Our trip today was only 10 miles or so, but our only experience on the open ocean was on rounding Montauk Point. The maritime weather report said it would be a mild day and low wind and swells. Yeah!
From Kirk Park Beach going west, Old Montauk Highway takes a southerly beach route from Montauk Highway. Most of the homes in that rise of land up to Hither Hills State Park have been around for a long time. One of my dear friends Susan Cohen, writer, professor, and model human (https://sites.google.com/site/susanacohenphd/), has a house in that neighborhood. She grew up in Montauk back when Mick Jagger came to town and trashed a hotel room; she still tells the lovely story of seeing her first bar fight when she was serving at a pub by Montauk Harbor in the 70s. She said she hid under a table and watched for flying glass. Susan has been one of my Long Island heroes since I came here four years ago (I’ve known her for over 25 years though), encouraging me to ride out the wave of discomfort and find a sweet spot for myself. She bought me a St. John’s-wort to plant in my yard to help me through the darkness of winters here.
Maria had found her stride in the Sea Lion kayak, and the mild wind and the blues between ocean and sky were not too different. Hither Hills State Park Campground marks the end of Susan’s neighborhood. The RVs and pop-up campers lined the beach for a half-mile or more and then after a series of resorts all the way to Napeague and Beach Hampton.
Out on the swells, menhaden popped the surface over and over and skimmed the water in schools thick and densely packed. I’m guessing the bluefish and striped bass are hunting them, and at other times and much further at sea, tuna, humpback whales, dolphins and a few other predators I’m not aware of. The schooling seems to be a protective action as individuals are easy prey; however, it is also allows for a more effective haul by humpback whales when lunge-feeding.

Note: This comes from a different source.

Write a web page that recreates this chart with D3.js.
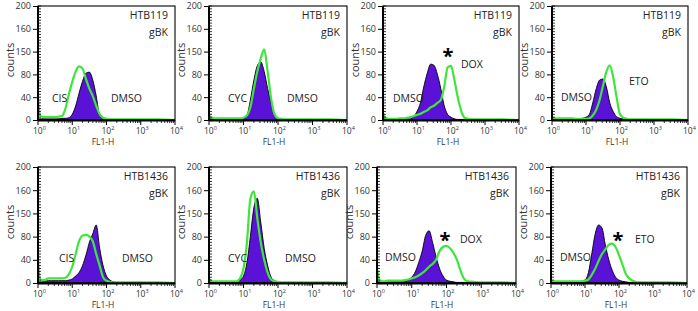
<!DOCTYPE html>
<html><head><meta charset="utf-8">
<script src="https://cdn.jsdelivr.net/npm/d3@7"></script>
<style>body{margin:0;background:#fff} svg{display:block} text{font-family:"Open Sans",sans-serif}</style>
</head><body><svg id="c" width="698" height="311"></svg>
<script>
// FL1-H channel positions (shared histogram bins)
const fl1 = [1, 1.12, 1.26, 1.58, 2.0, 2.51, 3.16, 3.98, 5.01, 6.31, 7.94, 10, 12.6, 15.8, 20.0, 25.1, 31.6, 39.8, 50.1, 63.1, 79.4, 100, 126, 158, 200, 251, 316, 398, 600, 1000, 3160, 10000];

const yTicks = [0, 40, 80, 120, 160, 200];
const yTickLabels = ["0", "40", "80", "150", "160", "200"];
const xDecades = [1, 10, 100, 1000, 10000];
const xDecadeExp = ["0", "1", "2", "3", "4"];

const cellLines = ["HTB119", "HTB119", "HTB119", "HTB119", "HTB1436", "HTB1436", "HTB1436", "HTB1436"];
const treatments = ["CIS", "CYC", "DOX", "ETO", "CIS", "CYC", "DOX", "ETO"];
const significant = [false, false, true, false, false, false, true, true];

// counts, DMSO control (purple) and treatment (green)
const dmso119CIS = [3,2,2,2,2,2,2,2,3,3,4,10,25,47,68,82,84,70,42,8,3,2,1,1,1,1,1,1,1,1,0,0];
const cis119     = [35,10,6,5,5,5,5,6,7,20,45,67,85,94,90,72,55,42,25,10,4,2,1,1,1,1,1,1,1,1,1,0];
const dmso119CYC = [2,2,2,2,2,2,2,2,2,2,2,3,8,35,70,95,102,85,55,30,10,3,2,1,1,1,1,1,1,1,0,0];
const cyc119     = [9,5,4,3,3,3,3,3,3,3,3,4,8,22,55,85,108,124,85,38,10,3,2,1,1,1,1,1,1,1,1,0];
const dmso119DOX = [2,2,2,2,2,2,2,2,2,2,6,15,30,58,82,98,96,80,55,25,10,5,2,1,1,1,1,1,1,0,0,0];
const dox119     = [12,5,3,2,2,2,3,3,4,5,7,9,11,14,17,22,25,30,35,58,92,95,70,40,16,4,2,1,1,1,1,0];
const dmso119ETO = [2,2,2,2,2,2,2,2,2,2,3,5,10,30,55,70,72,58,30,15,6,3,2,1,1,1,1,1,1,0,0,0];
const eto119     = [4,3,3,3,3,3,3,3,2,2,2,2,3,8,18,35,60,85,96,75,40,10,4,2,1,1,1,1,1,1,1,0];
const dmso1436CIS = [2,2,2,3,4,4,4,4,4,4,5,7,12,18,30,48,70,85,100,60,30,12,5,2,1,1,1,1,1,1,0,0];
const cis1436     = [40,8,5,5,8,8,8,8,8,9,15,28,50,72,82,83,80,72,50,30,10,4,2,1,1,1,1,1,1,1,1,0];
const dmso1436CYC = [2,2,2,2,2,2,2,2,2,2,5,12,35,80,130,146,105,60,30,10,4,2,1,1,1,1,1,1,1,0,0,0];
const cyc1436     = [8,4,3,3,3,3,3,3,3,3,8,25,70,145,158,112,70,40,18,6,3,2,1,1,1,1,1,1,1,1,1,0];
const dmso1436DOX = [2,2,2,2,2,2,3,3,3,3,5,10,19,35,55,82,90,70,45,25,12,5,3,2,1,1,1,1,1,0,0,0];
const dox1436     = [26,8,4,3,4,4,4,4,4,5,6,8,10,13,17,22,28,33,40,55,62,64,60,52,40,22,8,3,2,1,1,0];
const dmso1436ETO = [2,2,2,2,2,2,2,2,2,2,3,5,18,50,85,100,95,65,40,22,10,5,3,2,1,1,1,1,1,0,0,0];
const eto1436     = [4,3,3,3,3,3,3,3,3,3,3,4,6,14,25,38,50,58,66,68,62,48,32,16,8,4,2,1,1,1,1,0];

const controlSeries = [dmso119CIS, dmso119CYC, dmso119DOX, dmso119ETO, dmso1436CIS, dmso1436CYC, dmso1436DOX, dmso1436ETO];
const treatedSeries = [cis119, cyc119, dox119, eto119, cis1436, cyc1436, dox1436, eto1436];

// ---- layout (pixels) ----
const boxes = [
  {x:38, y:6, w:137, h:114}, {x:209, y:6, w:138, h:114}, {x:383, y:6, w:136, h:114}, {x:552, y:6, w:136, h:114},
  {x:38, y:167, w:137, h:116}, {x:209, y:167, w:138, h:116}, {x:377, y:167, w:139, h:116}, {x:551, y:167, w:136, h:116}
];
const labelPos = [
  {t:[14,96], d:[73,96]},
  {t:[19,96], d:[78,96]},
  {t:[78,62], d:[10,96], s:[65,48]},
  {t:[77,79], d:[9,95]},
  {t:[21,95], d:[84,95]},
  {t:[19,95], d:[76,95]},
  {t:[83,76], d:[8,94], s:[68,71]},
  {t:[84,76], d:[9,94], s:[67,71]}
];

const svg = d3.select("#c");
const purple = "#5a12d6", green = "#3ee63a";

boxes.forEach((b, i) => {
  const g = svg.append("g");
  const x = d3.scaleLog().domain([1, 10000]).range([b.x, b.x + b.w]);
  const y = d3.scaleLinear().domain([0, 200]).range([b.y + b.h, b.y]);
  const cid = "clip" + i;
  svg.append("clipPath").attr("id", cid).append("rect")
    .attr("x", b.x).attr("y", b.y).attr("width", b.w).attr("height", b.h);

  const ctrl = fl1.map((v, k) => [v, controlSeries[i][k]]);
  const trt = fl1.map((v, k) => [v, treatedSeries[i][k]]);

  g.append("path").datum(ctrl).attr("clip-path", `url(#${cid})`)
    .attr("d", d3.area().x(d => x(d[0])).y0(y(0)).y1(d => y(d[1])).curve(d3.curveMonotoneX))
    .attr("fill", purple).attr("stroke", "#000").attr("stroke-width", 0.9);
  g.append("path").datum(trt).attr("clip-path", `url(#${cid})`)
    .attr("d", d3.line().x(d => x(d[0])).y(d => y(d[1])).curve(d3.curveMonotoneX))
    .attr("fill", "none").attr("stroke", green).attr("stroke-width", 2.2);

  // frame
  g.append("rect").attr("x", b.x).attr("y", b.y).attr("width", b.w).attr("height", b.h)
    .attr("fill", "none").attr("stroke", "#000").attr("stroke-width", 1.1);
  g.append("line").attr("x1", b.x).attr("x2", b.x).attr("y1", b.y).attr("y2", b.y + b.h + 1)
    .attr("stroke", "#000").attr("stroke-width", 2);
  g.append("line").attr("x1", b.x).attr("x2", b.x + b.w).attr("y1", b.y + b.h + 0.5).attr("y2", b.y + b.h + 0.5)
    .attr("stroke", "#000").attr("stroke-width", 2);

  // y axis
  const ya = g.append("g").attr("transform", `translate(${b.x},0)`)
    .call(d3.axisLeft(y).tickValues(yTicks).tickFormat((d, k) => yTickLabels[k]).tickSize(5).tickPadding(2));
  ya.select(".domain").remove();
  ya.selectAll("text").attr("font-size", 9).attr("fill", "#333").attr("font-family", "'Open Sans',sans-serif");
  ya.selectAll("line").attr("stroke", "#000");
  const yMinor = d3.range(0, 201, 5);
  g.selectAll(null).data(yMinor).enter().append("line")
    .attr("x1", b.x).attr("x2", b.x + 3).attr("y1", d => y(d)).attr("y2", d => y(d))
    .attr("stroke", "#000").attr("stroke-width", 0.8);

  // x axis
  const xMinor = [];
  [1, 10, 100, 1000].forEach(dec => { for (let m = 2; m <= 9; m++) xMinor.push(dec * m); });
  g.selectAll(null).data(xMinor).enter().append("line")
    .attr("x1", d => x(d)).attr("x2", d => x(d)).attr("y1", b.y + b.h).attr("y2", b.y + b.h + 3)
    .attr("stroke", "#000").attr("stroke-width", 0.8);
  g.selectAll(null).data(xDecades).enter().append("line")
    .attr("x1", d => x(d)).attr("x2", d => x(d)).attr("y1", b.y + b.h).attr("y2", b.y + b.h + 5)
    .attr("stroke", "#000").attr("stroke-width", 1);
  xDecades.forEach((d, k) => {
    const t = g.append("text").attr("x", x(d) - 5).attr("y", b.y + b.h + 14)
      .attr("font-size", 8.5).attr("fill", "#333").text("10");
    t.append("tspan").attr("dy", -4).attr("font-size", 5.5).text(xDecadeExp[k]);
  });
  g.append("text").attr("x", b.x + 65).attr("y", b.y + b.h + 25).attr("text-anchor", "middle")
    .attr("font-size", 8.5).attr("fill", "#333").text("FL1-H");
  g.append("text").attr("transform", `translate(${b.x - 24},${b.y + b.h / 2 - 3}) rotate(-90)`)
    .attr("text-anchor", "middle").attr("font-size", 11).attr("fill", "#333").text("counts");

  // annotations
  g.append("text").attr("x", b.x + b.w - 7).attr("y", b.y + 12.5).attr("text-anchor", "end")
    .attr("font-size", 10.5).attr("fill", "#222").text(cellLines[i]);
  g.append("text").attr("x", b.x + b.w - 7).attr("y", b.y + 29.5).attr("text-anchor", "end")
    .attr("font-size", 10.5).attr("fill", "#222").text("gBK");
  const lp = labelPos[i];
  g.append("text").attr("x", b.x + lp.t[0]).attr("y", b.y + lp.t[1])
    .attr("font-size", 10.5).attr("fill", "#222").text(treatments[i]);
  g.append("text").attr("x", b.x + lp.d[0]).attr("y", b.y + lp.d[1])
    .attr("font-size", 10.5).attr("fill", "#222").text("DMSO");
  if (significant[i]) {
    g.append("text").attr("x", b.x + lp.s[0]).attr("y", b.y + lp.s[1] + 9).attr("text-anchor", "middle")
      .attr("font-size", 20).attr("font-weight", "bold").attr("fill", "#000").text("*");
  }
});
</script></body></html>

Speaking of high-volume feeding, The Lobster Roll was now almost directly north of us. It wasn’t visible from our ocean vantage point, but Maria noted she’s been going there since she was a little girl. It’s been a fixture here since the mid-sixties. I took her to The Lobster Roll for her birthday a few days earlier, and we had puffers for an appetizer before the requisite titular entree. Northern puffers used to be plentiful for for Long Island folks Maria’s age and were an easy meal often called “chicken of the sea” for its meaty texture and flavor. The waitress noted they’re making a comeback with fishermen and patrons alike (“On the East End, the Humble Blowfish Mounts a Comeback”). Reader, if you haven’t had puffers, you’re missing something in your gastronomical life!
(photo by Maria Brown)
A note on mylar balloons! grrrrrrrrrrrrrrrrr. By now, we’d picked up, popped and stored away a few balloons. It was high school graduation week on Long Island and not surprisingly a few celebratory items had escaped and landed in the ocean. Mylar balloons often look like prey to marine animals, and they ingest them or get tangled up in the ribbons (“Hold on to Those Balloons: They Could End Up in the Ocean” ). Who knows if the graduates knew what happened to these fleeting/fleeing balloons of congratulations? However, if we approached such things with the same conviction we do our lobster rolls I’m guessing I’d find fewer getaways.

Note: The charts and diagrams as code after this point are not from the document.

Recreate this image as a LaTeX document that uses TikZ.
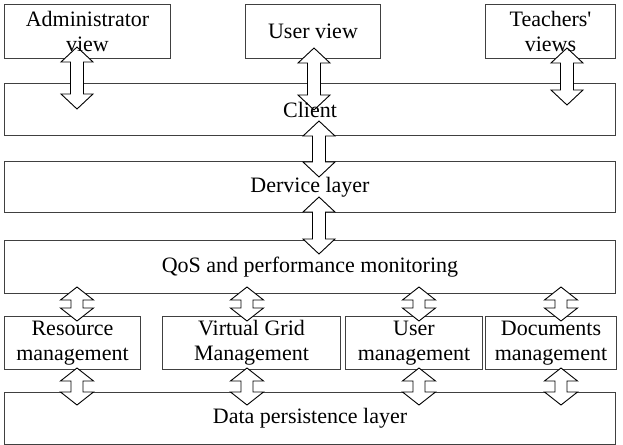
\documentclass[tikz,border=0pt]{standalone}
\usepackage{fontspec}
\setmainfont{Liberation Serif}
\usetikzlibrary{calc}
\pgfdeclarelayer{frames}
\pgfdeclarelayer{arrows}
\pgfsetlayers{frames,arrows,main}
\tikzset{
  box/.style={inner sep=0pt, align=center, font=\fontsize{11}{12.5}\selectfont},
  blockarr/.style n args={3}{fill=white, draw=black, line width=0.45pt, line join=miter,
    to path={let \p1=(\tikztostart), \p2=(\tikztotarget) in
      (\x1,\y1) -- (\x1+#1,\y1-#2) -- (\x1+#3,\y1-#2) -- (\x1+#3,\y2+#2) -- (\x1+#1,\y2+#2)
      -- (\x2,\y2) -- (\x1-#1,\y2+#2) -- (\x1-#3,\y2+#2) -- (\x1-#3,\y1-#2) -- (\x1-#1,\y1-#2) -- cycle}},
  bigarr/.style={blockarr={8pt}{7.5pt}{3.25pt}},
  smallarr/.style={blockarr={8.25pt}{6.5pt}{3pt}}
}
\begin{document}
\begin{tikzpicture}[x=0.5pt, y=-0.5pt]
\useasboundingbox (0,0) rectangle (623,445);
\node[box, minimum width=82.5pt, minimum height=26.5pt] (admin) at (87.5,31.5) {Administrator\\view};
\node[box, minimum width=67pt, minimum height=26.5pt] (userview) at (313,31.5) {User view};
\node[box, minimum width=64.5pt, minimum height=26.5pt] (teachers) at (550.5,31.5) {Teachers\textquotesingle\\views};
\node[box, minimum width=305pt, minimum height=25.5pt] (client) at (310,109.5) {Client};
\node[box, minimum width=305pt, minimum height=25pt] (dervice) at (310,187) {Dervice layer};
\node[box, minimum width=305pt, minimum height=26pt] (qos) at (310,267) {QoS and performance monitoring};
\node[box, minimum width=67.5pt, minimum height=26pt] (resource) at (72.5,343) {Resource\\management};
\node[box, minimum width=88.5pt, minimum height=26pt] (vgrid) at (251.5,343) {Virtual Grid\\Management};
\node[box, minimum width=68pt, minimum height=26pt] (usermgmt) at (414,343) {User\\management};
\node[box, minimum width=65pt, minimum height=26pt] (docs) at (551,343) {Documents\\management};
\node[box, minimum width=305pt, minimum height=25.5pt] (data) at (310,418.5) {Data persistence layer};
\begin{pgfonlayer}{frames}
\foreach \bx in {admin,userview,teachers,client,dervice,qos,resource,vgrid,usermgmt,docs,data}
  \draw[black!75, line width=0.6pt] (\bx.north west) rectangle (\bx.south east);
\end{pgfonlayer}
\coordinate (adminTop) at (77,47);
\coordinate (adminBot) at (77,109);
\coordinate (userTop) at (314,48);
\coordinate (userBot) at (314,110);
\coordinate (teachTop) at (567,48);
\coordinate (teachBot) at (567,105);
\coordinate (clientTop) at (319,121);
\coordinate (clientBot) at (319,177);
\coordinate (derviceTop) at (319,197);
\coordinate (derviceBot) at (319,254);
\foreach \xx/\bx in {77/res,247/vgrid,419/user,561/docs}{
  \coordinate (\bx-upT) at (\xx,287);
  \coordinate (\bx-upB) at (\xx,321);
  \coordinate (\bx-loT) at (\xx,368);
  \coordinate (\bx-loB) at (\xx,405);
}
\begin{pgfonlayer}{arrows}
\draw[bigarr] (adminTop) to (adminBot);
\draw[bigarr] (userTop) to (userBot);
\draw[bigarr] (teachTop) to (teachBot);
\draw[bigarr] (clientTop) to (clientBot);
\draw[bigarr] (derviceTop) to (derviceBot);
\foreach \bx in {res,vgrid,user,docs}{
  \draw[smallarr] (\bx-upT) to (\bx-upB);
  \draw[smallarr] (\bx-loT) to (\bx-loB);
}
\end{pgfonlayer}
\end{tikzpicture}
\end{document}
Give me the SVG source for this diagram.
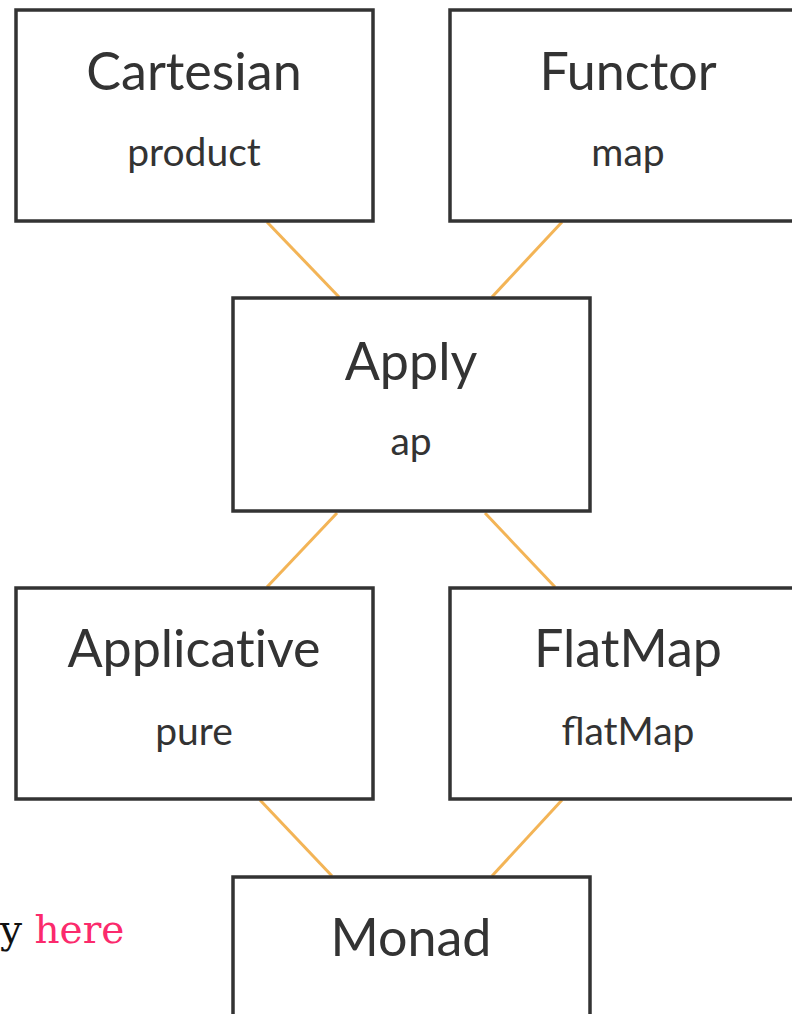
<svg xmlns="http://www.w3.org/2000/svg" width="792" height="1014" viewBox="0 0 792 1014">
<style>
.box{fill:#fff;stroke:#333;stroke-width:3.5}
.t{font-family:Lato,"Open Sans",sans-serif;font-size:52px;fill:#333;text-anchor:middle}
.s{font-family:Lato,"Open Sans",sans-serif;font-size:39px;fill:#333;text-anchor:middle}
.nl{font-variant-ligatures:none}
.c{stroke:#f3b456;stroke-width:3;fill:none}
.p{font-family:"DejaVu Serif","Liberation Serif",serif;font-size:39px;fill:#111}
</style>
<rect width="792" height="1014" fill="#fff"/>
<g id="connectors">
<line class="c" x1="267" y1="222" x2="339" y2="297"/>
<line class="c" x1="562" y1="222" x2="492" y2="297"/>
<line class="c" x1="337" y1="513" x2="267" y2="587"/>
<line class="c" x1="485" y1="513" x2="555" y2="587"/>
<line class="c" x1="260" y1="800" x2="332" y2="876"/>
<line class="c" x1="562" y1="800" x2="492" y2="876"/>
</g>
<g id="cartesian"><rect class="box" x="16" y="10" width="357" height="211"/><text class="t" x="194" y="90">Cartesian</text><text class="s" x="194" y="166">product</text></g>
<g id="functor"><rect class="box" x="450" y="10" width="357" height="211"/><text class="t" x="628" y="90">Functor</text><text class="s" x="628" y="166">map</text></g>
<g id="apply"><rect class="box" x="233" y="298" width="357" height="213"/><text class="t" x="411" y="380">Apply</text><text class="s" x="411" y="455">ap</text></g>
<g id="applicative"><rect class="box" x="16" y="588" width="357" height="211"/><text class="t nl" x="194" y="667">Applicative</text><text class="s" x="194" y="745">pure</text></g>
<g id="flatmap"><rect class="box" x="450" y="588" width="357" height="211"/><text class="t" x="628" y="667">FlatMap</text><text class="s" x="628" y="745">flatMap</text></g>
<g id="monad"><rect class="box" x="233" y="877" width="357" height="211"/><text class="t" x="411" y="956">Monad</text></g>
<text class="p" x="0" y="943">y <tspan fill="#fb2a6c">here</tspan></text>
</svg>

It was a Sunday and the beach at Atlantic Ave. in Amagansett was smattered with families. The surf was a bit higher than before, so Maria headed toward a landing with fewer people but still near our take-out. It was a rough landing; she made it to beach just fine, but as the next wave came in, she stood up next to the kayak. It was slammed into her shins and she went head over heels to the other side, landing awkwardly. The lifeguard and a couple of the adults came to her aid, and I was waiting for the crowd to disperse before trying my own landing.
Mine was equally elbowy and sketchy; I took on a lot of sand and water while being helped by the same folks. The lifeguard suggested we jump out of the kayaks in knee-high water next time. O…K…A…Y… I thought to myself that this plan too had its flaws. Maria ended up with two big bruised knots on her shins and I spat sand for an hour or so.

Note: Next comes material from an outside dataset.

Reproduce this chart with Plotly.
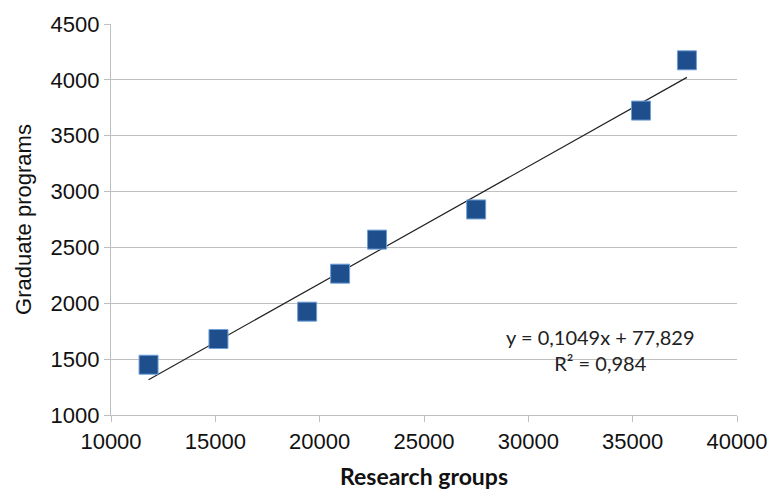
import plotly.graph_objects as go

research_groups = [11800, 15150, 19400, 20980, 22750, 27500, 35400, 37600]
graduate_programs = [1450, 1680, 1925, 2265, 2570, 2840, 3725, 4175]
slope = 0.1049
intercept = 77.829
r_squared = 0.984
x_ticks = [10000, 15000, 20000, 25000, 30000, 35000, 40000]
y_ticks = [1000, 1500, 2000, 2500, 3000, 3500, 4000, 4500]

x_fit = [min(research_groups), max(research_groups)]
y_fit = [slope * v + intercept for v in x_fit]

fig = go.Figure()
fig.add_trace(go.Scatter(
    x=x_fit, y=y_fit, mode="lines",
    line=dict(color="#222222", width=1.2),
    hoverinfo="skip", showlegend=False,
))
fig.add_trace(go.Scatter(
    x=research_groups, y=graduate_programs, mode="markers",
    marker=dict(symbol="square", size=19, color="#1F4E8C",
                line=dict(color="#6FA0D8", width=1)),
    showlegend=False,
))

eq_text = ("y = " + f"{slope:.4f}".replace(".", ",") + "x + "
           + f"{intercept:.3f}".replace(".", ",") + "<br>R² = "
           + f"{r_squared:.3f}".replace(".", ","))
fig.add_annotation(
    x=33450, y=1580, xref="x", yref="y",
    text=eq_text, showarrow=False, align="center",
    font=dict(family="Lato", size=20, color="#222222"),
)

tick_font = dict(family="Liberation Sans", size=22, color="#111111")
axis_common = dict(
    showline=True, linecolor="#BFBFBF", linewidth=1.2,
    ticks="outside", ticklen=6, tickcolor="#BFBFBF",
    tickfont=tick_font, zeroline=False, automargin=False,
)
fig.update_xaxes(
    range=[10000, 40000], tickvals=x_ticks, ticktext=[str(v) for v in x_ticks],
    showgrid=False,
    title=dict(text="<b>Research groups</b>",
               font=dict(family="Lato", size=23, color="#111111"), standoff=16),
    **axis_common,
)
fig.update_yaxes(
    range=[1000, 4500], tickvals=y_ticks, ticktext=[str(v) for v in y_ticks],
    showgrid=True, gridcolor="#BFBFBF", gridwidth=1.2,
    title=dict(text="Graduate programs",
               font=dict(family="Liberation Sans", size=22, color="#111111"),
               standoff=12),
    **axis_common,
)
fig.update_layout(
    width=771, height=490,
    margin=dict(l=111, r=34, t=24, b=75),
    plot_bgcolor="white", paper_bgcolor="white",
)
fig.write_html("out.html",
               config={"displayModeBar": False},
               post_script="document.body.style.margin='0';"
                           "document.body.style.overflow='hidden';")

I pulled the kayaks up the beach near the parking lot and waited on Maria to get the car with the kayak racks. A nice warm bench sits near The Beach Hut, the close-by beach bistro, which was obviously a popular place.
The beach-goers seemed amused by our crash landings and as they left the beach came over to check on the kayaks and then me. Oh, no worries. Good learning moments, I chuckled. I’m not sure Maria would have had the same answer.
On the dunes near the bench, beach pea vine (Lathyrus japonicus) flowered in the grasses and bayberry. It was a searing purple in the late afternoon sun.
*****
A colleague and friend of mine Sharon Pochron told me I need to put more of me into these entries. She’s a great writer and I asked for her thoughts as she is the kind of writer, thinker and friend I aspire to be. Sharon said I needed more story, more emotion and trajectory.
She’s right I’m sure. Sharon is a damn good editor and reader. But what to say, I thought sitting on the beach, drying out, spitting sand, with the watchful purples of beach pea vine to my left. As I started this project, I wanted to find a myth of home-making here in Long Island. Whitman’s “Starting from Paumanok” is his myth of childhood and place bound in a spirit bundle/poem of memory, place, sinew, and home. Mine is the searing heat of a north-central Texas summer, spring fields of blue, red, yellows and oranges. Buzzards soaring in thermals and horny toads (now almost entirely gone from my home) spitting “tobacco juice” on your hand. The smell of manure in the field around the “cattle tank” where you cast a topwater Rapala lure in hopes of a black bass strike. Post oaks, elm groves, and muddy rivers winding their way through sycamore and burr oaks. I am integral with that place. It seeps into my dialect as well as word choice.
Maybe now, with lots of planned starts and stops of this paddling trip, the beginning of a cursory history of the places I’ve seen and read about, maybe with a few of the challenges and scrapes and bumbles and ecstasies too, seeing more and for the first time from a new vantage, maybe even as a more than middle-aged man, I’m on the way to finding a story, my story–immersed in this sea, this land, these communities.
That’s as personal as I can be to now. All else is fiction. Or I just don’t want to tell you.